The Linux Page

tar: .../public_html/wp-content: file changed as we read it

Exclusive OR in a Venn Diagram, three values are involved

I created a little script to generate a daily tarball as a backup of a customer website.

Everyday, though, I would get the following error:

tar: .../public_html/wp-content: file changed as we read it

As you can see, the website is using Wordpress.

The error, though, I could not replicate when I would run the tar command by hand. What gives?

Looking closer into it, I noticed that my crontab setup would actually run the cron.php at the same time as the backup would run:

# m  h dom mon dow   command
  0  3 *   *   *     /.../backups/backup.sh

*/10 * *   *   *     cd /.../public_html && php -q wp-cron.php

As we can see in the crontab, the Wordpress wp-cron.php script runs every 10 minutes, including at 03:00 in the morning as the backup.sh script is started too.

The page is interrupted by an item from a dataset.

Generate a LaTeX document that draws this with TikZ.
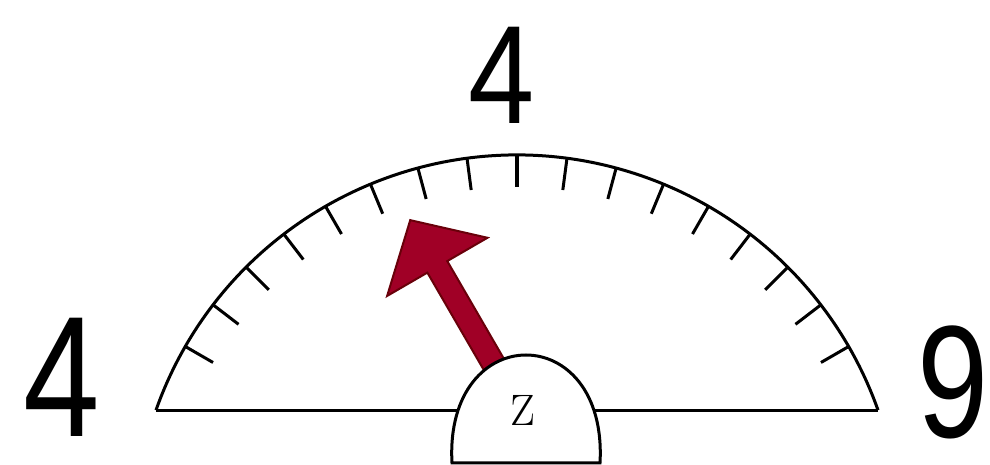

The trick was to change the backup.sh startup minutes to something else, assuming the wp-cron.php script was fast enough (i.e. did not take 5 min. to run) then backup.sh will be running on its own (unless a customer works at 03:05 in the morning?)

# m  h dom mon dow   command
  5  3 *   *   *     /.../backups/backup.sh

*/10 * *   *   *     cd /.../public_html && php -q wp-cron.php

So I changed the 0 into a 5 and the tar error was gone.

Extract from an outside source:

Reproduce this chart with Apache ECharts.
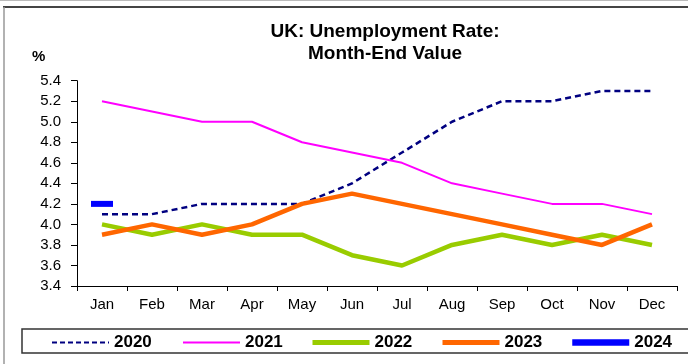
<!DOCTYPE html>
<html>
<head>
<meta charset="utf-8">
<script src="https://cdn.jsdelivr.net/npm/echarts@6/dist/echarts.min.js"></script>
<style>html,body{margin:0;padding:0;background:#fff;}#c{width:688px;height:364px;}</style>
</head>
<body>
<div id="c"></div>
<script>
var months = ['Jan','Feb','Mar','Apr','May','Jun','Jul','Aug','Sep','Oct','Nov','Dec'];
var yTicks = [3.4, 5.4, 0.2]; // min, max, interval
var seriesNames = ['2020', '2021', '2022', '2023', '2024'];
var s2020 = [4.1, 4.1, 4.2, 4.2, 4.2, 4.4, 4.7, 5.0, 5.2, 5.2, 5.3, 5.3];
var s2021 = [5.2, 5.1, 5.0, 5.0, 4.8, 4.7, 4.6, 4.4, 4.3, 4.2, 4.2, 4.1];
var s2022 = [4.0, 3.9, 4.0, 3.9, 3.9, 3.7, 3.6, 3.8, 3.9, 3.8, 3.9, 3.8];
var s2023 = [3.9, 4.0, 3.9, 4.0, 4.2, 4.3, 4.2, 4.1, 4.0, 3.9, 3.8, 4.0];
var s2024 = [4.2, null, null, null, null, null, null, null, null, null, null, null];

var FONT = '"Liberation Sans", Arial, sans-serif';
var chart = echarts.init(document.getElementById('c'), null, {renderer: 'canvas'});
function lineSeries(name, data, color, width, type) {
  return {
    name: name, type: 'line', data: data, symbol: 'none', smooth: false,
    lineStyle: {color: color, width: width, type: type || 'solid'},
    itemStyle: {color: color}, animation: false
  };
}
var s24 = lineSeries(seriesNames[4], s2024, '#0000FF', 6);
s24.symbol = 'rect'; s24.symbolSize = [22, 6]; s24.showSymbol = true;

var legendLefts = [51, 182, 310, 440, 569];
var legendLine = [
  {width: 2, type: [5, 3]},
  {width: 2},
  {width: 5},
  {width: 5},
  {width: 6.5}
];
var legends = seriesNames.map(function (n, i) {
  return {
    left: legendLefts[i], top: 334, itemWidth: 57, itemHeight: 14, padding: 0,
    itemStyle: {opacity: 0},
    textStyle: {fontFamily: FONT, fontSize: 17, fontWeight: 'bold', color: '#000'},
    data: [{name: n, lineStyle: legendLine[i]}]
  };
});

chart.setOption({
  animation: false,
  backgroundColor: '#fff',
  title: {
    text: 'UK: Unemployment Rate:\nMonth-End Value',
    left: 385, top: 21, padding: 0, textAlign: 'center',
    textStyle: {fontFamily: FONT, fontSize: 19, fontWeight: 'bold', color: '#000', lineHeight: 22}
  },
  graphic: [
    {type: 'line', shape: {x1: 0, y1: 0.5, x2: 688, y2: 0.5}, style: {stroke: '#bbb', lineWidth: 1}, z: 0},
    {type: 'line', shape: {x1: 3, y1: 7, x2: 688, y2: 7}, style: {stroke: '#444', lineWidth: 2}, z: 0},
    {type: 'line', shape: {x1: 4, y1: 7, x2: 4, y2: 364}, style: {stroke: '#999', lineWidth: 1.5}, z: 0},
    {type: 'rect', shape: {x: 22, y: 329, width: 700, height: 24}, style: {stroke: '#333', lineWidth: 1.5, fill: '#fff'}, z: 0},
    {type: 'text', left: 32, top: 49, style: {text: '%', font: 'bold 15px ' + FONT, fill: '#000'}, z: 1}
  ],
  legend: legends,
  grid: {left: 77, right: 11, top: 80.7, bottom: 78, containLabel: false},
  xAxis: {
    type: 'category', data: months, boundaryGap: true,
    axisLine: {lineStyle: {color: '#000', width: 1}},
    axisTick: {show: true, length: 5, lineStyle: {color: '#000'}},
    axisLabel: {fontFamily: FONT, fontSize: 15, color: '#000', margin: 11, interval: 0},
    splitLine: {show: false}
  },
  yAxis: {
    type: 'value', min: yTicks[0], max: yTicks[1], interval: yTicks[2],
    axisLine: {show: true, lineStyle: {color: '#000', width: 1}},
    axisTick: {show: true, length: 6, lineStyle: {color: '#000'}},
    axisLabel: {fontFamily: FONT, fontSize: 15, color: '#000', margin: 16,
      formatter: function (v) { return v.toFixed(1); }},
    splitLine: {show: false}
  },
  series: [
    lineSeries(seriesNames[0], s2020, '#000080', 2.5, [6, 4]),
    lineSeries(seriesNames[1], s2021, '#FF00FF', 2),
    lineSeries(seriesNames[2], s2022, '#99CC00', 4.5),
    lineSeries(seriesNames[3], s2023, '#FF6600', 4.5),
    s24
  ]
});
</script>
</body>
</html>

In case one of your scripts takes more than the amount of time allowed, you will want to use a lock instead.

In your script, you can use flock as follow:

LOCK=/run/lock/cron.lock
(
    flock --exclusive 3

    ...do your work...

) 3>$LOCK

The flock here works in a way similar to flock() in a C/C++ program. Whenever the program closes the file descriptor (3 in my example) the lock is removed.

Assuming all your scripts use the same flock, they will never be executing in parallel.

If you do not want to wait forever for the lock to be released, use the --wait option. For example, the following would wait one minute before giving up.

LOCK=/run/lock/cron.lock
(
    flock --wait 60 --exclusive 3

    ...do your work...

) 3>$LOCK

I use such in my script that runs once every 10 minutes anyway. There is no need for that one to wait forever. It will run again soon anyway.